--- start of Data ---
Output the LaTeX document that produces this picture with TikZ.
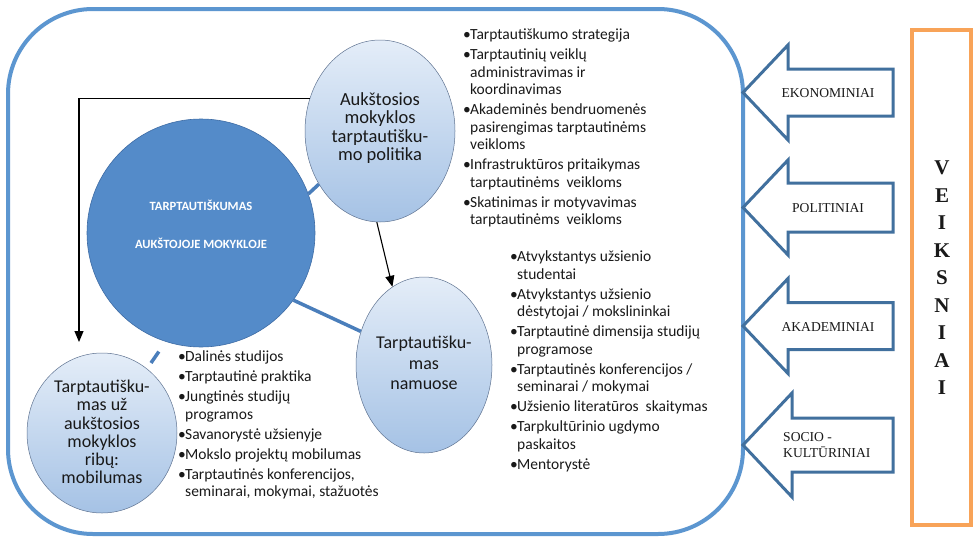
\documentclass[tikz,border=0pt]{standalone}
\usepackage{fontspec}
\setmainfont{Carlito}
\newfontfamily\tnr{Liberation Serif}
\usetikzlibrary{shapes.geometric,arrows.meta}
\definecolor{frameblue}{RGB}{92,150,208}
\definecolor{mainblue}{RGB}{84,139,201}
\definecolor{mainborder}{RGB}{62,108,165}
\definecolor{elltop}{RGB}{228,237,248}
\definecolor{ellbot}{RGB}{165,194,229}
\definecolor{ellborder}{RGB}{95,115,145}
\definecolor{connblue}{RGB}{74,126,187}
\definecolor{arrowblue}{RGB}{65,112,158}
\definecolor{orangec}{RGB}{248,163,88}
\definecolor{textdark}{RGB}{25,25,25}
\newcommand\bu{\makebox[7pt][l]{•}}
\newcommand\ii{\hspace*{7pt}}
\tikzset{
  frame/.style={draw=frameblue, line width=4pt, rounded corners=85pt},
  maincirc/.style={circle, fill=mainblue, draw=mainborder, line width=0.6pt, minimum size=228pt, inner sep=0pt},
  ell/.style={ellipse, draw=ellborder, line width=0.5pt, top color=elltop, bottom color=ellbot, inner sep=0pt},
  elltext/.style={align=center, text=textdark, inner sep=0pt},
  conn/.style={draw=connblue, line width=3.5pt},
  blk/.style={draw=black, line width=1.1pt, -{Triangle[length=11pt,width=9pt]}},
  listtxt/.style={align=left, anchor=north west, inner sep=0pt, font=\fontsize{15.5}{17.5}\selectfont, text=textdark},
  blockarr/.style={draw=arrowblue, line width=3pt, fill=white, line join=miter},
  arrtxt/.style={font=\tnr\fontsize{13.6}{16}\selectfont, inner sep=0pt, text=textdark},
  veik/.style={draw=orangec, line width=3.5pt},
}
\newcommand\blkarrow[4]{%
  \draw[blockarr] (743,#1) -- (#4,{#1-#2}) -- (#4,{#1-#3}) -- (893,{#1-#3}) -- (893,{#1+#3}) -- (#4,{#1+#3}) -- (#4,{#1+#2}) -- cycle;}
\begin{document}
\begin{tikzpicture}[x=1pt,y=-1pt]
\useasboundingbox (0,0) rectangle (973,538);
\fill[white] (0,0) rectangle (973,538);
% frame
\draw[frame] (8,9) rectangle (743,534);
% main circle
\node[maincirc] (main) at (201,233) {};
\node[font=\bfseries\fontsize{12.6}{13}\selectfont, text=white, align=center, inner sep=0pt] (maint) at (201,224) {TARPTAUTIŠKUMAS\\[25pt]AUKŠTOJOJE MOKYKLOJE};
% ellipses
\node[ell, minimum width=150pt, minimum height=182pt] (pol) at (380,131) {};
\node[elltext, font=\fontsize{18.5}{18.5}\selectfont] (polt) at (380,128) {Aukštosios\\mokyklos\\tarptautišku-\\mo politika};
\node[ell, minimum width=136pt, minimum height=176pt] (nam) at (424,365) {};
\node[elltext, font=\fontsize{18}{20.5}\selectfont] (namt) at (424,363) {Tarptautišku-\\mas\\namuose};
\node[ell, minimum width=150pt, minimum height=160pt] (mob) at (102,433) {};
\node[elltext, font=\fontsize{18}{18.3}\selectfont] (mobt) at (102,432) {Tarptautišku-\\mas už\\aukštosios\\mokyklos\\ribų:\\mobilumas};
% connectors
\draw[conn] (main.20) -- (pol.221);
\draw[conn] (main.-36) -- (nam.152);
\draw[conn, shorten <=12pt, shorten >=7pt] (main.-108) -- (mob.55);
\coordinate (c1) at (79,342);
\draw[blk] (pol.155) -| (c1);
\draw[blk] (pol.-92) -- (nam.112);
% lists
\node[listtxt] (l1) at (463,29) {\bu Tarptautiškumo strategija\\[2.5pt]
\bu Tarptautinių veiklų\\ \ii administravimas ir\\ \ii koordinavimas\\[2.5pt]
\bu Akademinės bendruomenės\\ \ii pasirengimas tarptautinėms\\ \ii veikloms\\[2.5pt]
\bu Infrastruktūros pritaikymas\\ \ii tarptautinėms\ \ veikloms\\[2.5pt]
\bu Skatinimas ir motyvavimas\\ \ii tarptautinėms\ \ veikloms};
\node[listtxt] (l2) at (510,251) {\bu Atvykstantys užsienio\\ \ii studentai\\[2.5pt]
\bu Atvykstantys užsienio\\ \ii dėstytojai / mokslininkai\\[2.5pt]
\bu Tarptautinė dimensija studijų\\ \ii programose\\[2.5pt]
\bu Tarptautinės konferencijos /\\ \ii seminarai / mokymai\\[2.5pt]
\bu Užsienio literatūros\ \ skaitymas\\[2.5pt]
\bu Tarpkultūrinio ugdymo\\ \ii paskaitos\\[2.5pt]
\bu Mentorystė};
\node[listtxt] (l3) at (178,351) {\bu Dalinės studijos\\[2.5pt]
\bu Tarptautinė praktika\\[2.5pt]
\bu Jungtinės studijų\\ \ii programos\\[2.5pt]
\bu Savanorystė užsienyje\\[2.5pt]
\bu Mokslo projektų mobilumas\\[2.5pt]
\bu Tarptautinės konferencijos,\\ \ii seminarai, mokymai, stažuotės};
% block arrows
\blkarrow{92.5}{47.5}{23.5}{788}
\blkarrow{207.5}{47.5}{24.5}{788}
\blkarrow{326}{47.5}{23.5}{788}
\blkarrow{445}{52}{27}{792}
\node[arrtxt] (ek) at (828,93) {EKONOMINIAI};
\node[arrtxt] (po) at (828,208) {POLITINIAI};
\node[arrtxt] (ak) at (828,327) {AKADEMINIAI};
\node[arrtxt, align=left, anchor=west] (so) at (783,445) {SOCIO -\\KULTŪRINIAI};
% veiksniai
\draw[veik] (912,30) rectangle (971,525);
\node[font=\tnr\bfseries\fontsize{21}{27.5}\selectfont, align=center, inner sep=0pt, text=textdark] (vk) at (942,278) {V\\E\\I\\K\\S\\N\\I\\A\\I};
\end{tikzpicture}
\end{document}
--- end of Data ---
Copy out the data above exactly, except the pictures.

> **Exercise solution**:
Output the LaTeX document that produces this picture with TikZ.
\documentclass[tikz,border=0pt]{standalone}
\usepackage{fontspec}
\setmainfont{Carlito}
\newfontfamily\tnr{Liberation Serif}
\usetikzlibrary{shapes.geometric,arrows.meta}
\definecolor{frameblue}{RGB}{92,150,208}
\definecolor{mainblue}{RGB}{84,139,201}
\definecolor{mainborder}{RGB}{62,108,165}
\definecolor{elltop}{RGB}{228,237,248}
\definecolor{ellbot}{RGB}{165,194,229}
\definecolor{ellborder}{RGB}{95,115,145}
\definecolor{connblue}{RGB}{74,126,187}
\definecolor{arrowblue}{RGB}{65,112,158}
\definecolor{orangec}{RGB}{248,163,88}
\definecolor{textdark}{RGB}{25,25,25}
\newcommand\bu{\makebox[7pt][l]{•}}
\newcommand\ii{\hspace*{7pt}}
\tikzset{
  frame/.style={draw=frameblue, line width=4pt, rounded corners=85pt},
  maincirc/.style={circle, fill=mainblue, draw=mainborder, line width=0.6pt, minimum size=228pt, inner sep=0pt},
  ell/.style={ellipse, draw=ellborder, line width=0.5pt, top color=elltop, bottom color=ellbot, inner sep=0pt},
  elltext/.style={align=center, text=textdark, inner sep=0pt},
  conn/.style={draw=connblue, line width=3.5pt},
  blk/.style={draw=black, line width=1.1pt, -{Triangle[length=11pt,width=9pt]}},
  listtxt/.style={align=left, anchor=north west, inner sep=0pt, font=\fontsize{15.5}{17.5}\selectfont, text=textdark},
  blockarr/.style={draw=arrowblue, line width=3pt, fill=white, line join=miter},
  arrtxt/.style={font=\tnr\fontsize{13.6}{16}\selectfont, inner sep=0pt, text=textdark},
  veik/.style={draw=orangec, line width=3.5pt},
}
\newcommand\blkarrow[4]{%
  \draw[blockarr] (743,#1) -- (#4,{#1-#2}) -- (#4,{#1-#3}) -- (893,{#1-#3}) -- (893,{#1+#3}) -- (#4,{#1+#3}) -- (#4,{#1+#2}) -- cycle;}
\begin{document}
\begin{tikzpicture}[x=1pt,y=-1pt]
\useasboundingbox (0,0) rectangle (973,538);
\fill[white] (0,0) rectangle (973,538);
% frame
\draw[frame] (8,9) rectangle (743,534);
% main circle
\node[maincirc] (main) at (201,233) {};
\node[font=\bfseries\fontsize{12.6}{13}\selectfont, text=white, align=center, inner sep=0pt] (maint) at (201,224) {TARPTAUTIŠKUMAS\\[25pt]AUKŠTOJOJE MOKYKLOJE};
% ellipses
\node[ell, minimum width=150pt, minimum height=182pt] (pol) at (380,131) {};
\node[elltext, font=\fontsize{18.5}{18.5}\selectfont] (polt) at (380,128) {Aukštosios\\mokyklos\\tarptautišku-\\mo politika};
\node[ell, minimum width=136pt, minimum height=176pt] (nam) at (424,365) {};
\node[elltext, font=\fontsize{18}{20.5}\selectfont] (namt) at (424,363) {Tarptautišku-\\mas\\namuose};
\node[ell, minimum width=150pt, minimum height=160pt] (mob) at (102,433) {};
\node[elltext, font=\fontsize{18}{18.3}\selectfont] (mobt) at (102,432) {Tarptautišku-\\mas už\\aukštosios\\mokyklos\\ribų:\\mobilumas};
% connectors
\draw[conn] (main.20) -- (pol.221);
\draw[conn] (main.-36) -- (nam.152);
\draw[conn, shorten <=12pt, shorten >=7pt] (main.-108) -- (mob.55);
\coordinate (c1) at (79,342);
\draw[blk] (pol.155) -| (c1);
\draw[blk] (pol.-92) -- (nam.112);
% lists
\node[listtxt] (l1) at (463,29) {\bu Tarptautiškumo strategija\\[2.5pt]
\bu Tarptautinių veiklų\\ \ii administravimas ir\\ \ii koordinavimas\\[2.5pt]
\bu Akademinės bendruomenės\\ \ii pasirengimas tarptautinėms\\ \ii veikloms\\[2.5pt]
\bu Infrastruktūros pritaikymas\\ \ii tarptautinėms\ \ veikloms\\[2.5pt]
\bu Skatinimas ir motyvavimas\\ \ii tarptautinėms\ \ veikloms};
\node[listtxt] (l2) at (510,251) {\bu Atvykstantys užsienio\\ \ii studentai\\[2.5pt]
\bu Atvykstantys užsienio\\ \ii dėstytojai / mokslininkai\\[2.5pt]
\bu Tarptautinė dimensija studijų\\ \ii programose\\[2.5pt]
\bu Tarptautinės konferencijos /\\ \ii seminarai / mokymai\\[2.5pt]
\bu Užsienio literatūros\ \ skaitymas\\[2.5pt]
\bu Tarpkultūrinio ugdymo\\ \ii paskaitos\\[2.5pt]
\bu Mentorystė};
\node[listtxt] (l3) at (178,351) {\bu Dalinės studijos\\[2.5pt]
\bu Tarptautinė praktika\\[2.5pt]
\bu Jungtinės studijų\\ \ii programos\\[2.5pt]
\bu Savanorystė užsienyje\\[2.5pt]
\bu Mokslo projektų mobilumas\\[2.5pt]
\bu Tarptautinės konferencijos,\\ \ii seminarai, mokymai, stažuotės};
% block arrows
\blkarrow{92.5}{47.5}{23.5}{788}
\blkarrow{207.5}{47.5}{24.5}{788}
\blkarrow{326}{47.5}{23.5}{788}
\blkarrow{445}{52}{27}{792}
\node[arrtxt] (ek) at (828,93) {EKONOMINIAI};
\node[arrtxt] (po) at (828,208) {POLITINIAI};
\node[arrtxt] (ak) at (828,327) {AKADEMINIAI};
\node[arrtxt, align=left, anchor=west] (so) at (783,445) {SOCIO -\\KULTŪRINIAI};
% veiksniai
\draw[veik] (912,30) rectangle (971,525);
\node[font=\tnr\bfseries\fontsize{21}{27.5}\selectfont, align=center, inner sep=0pt, text=textdark] (vk) at (942,278) {V\\E\\I\\K\\S\\N\\I\\A\\I};
\end{tikzpicture}
\end{document}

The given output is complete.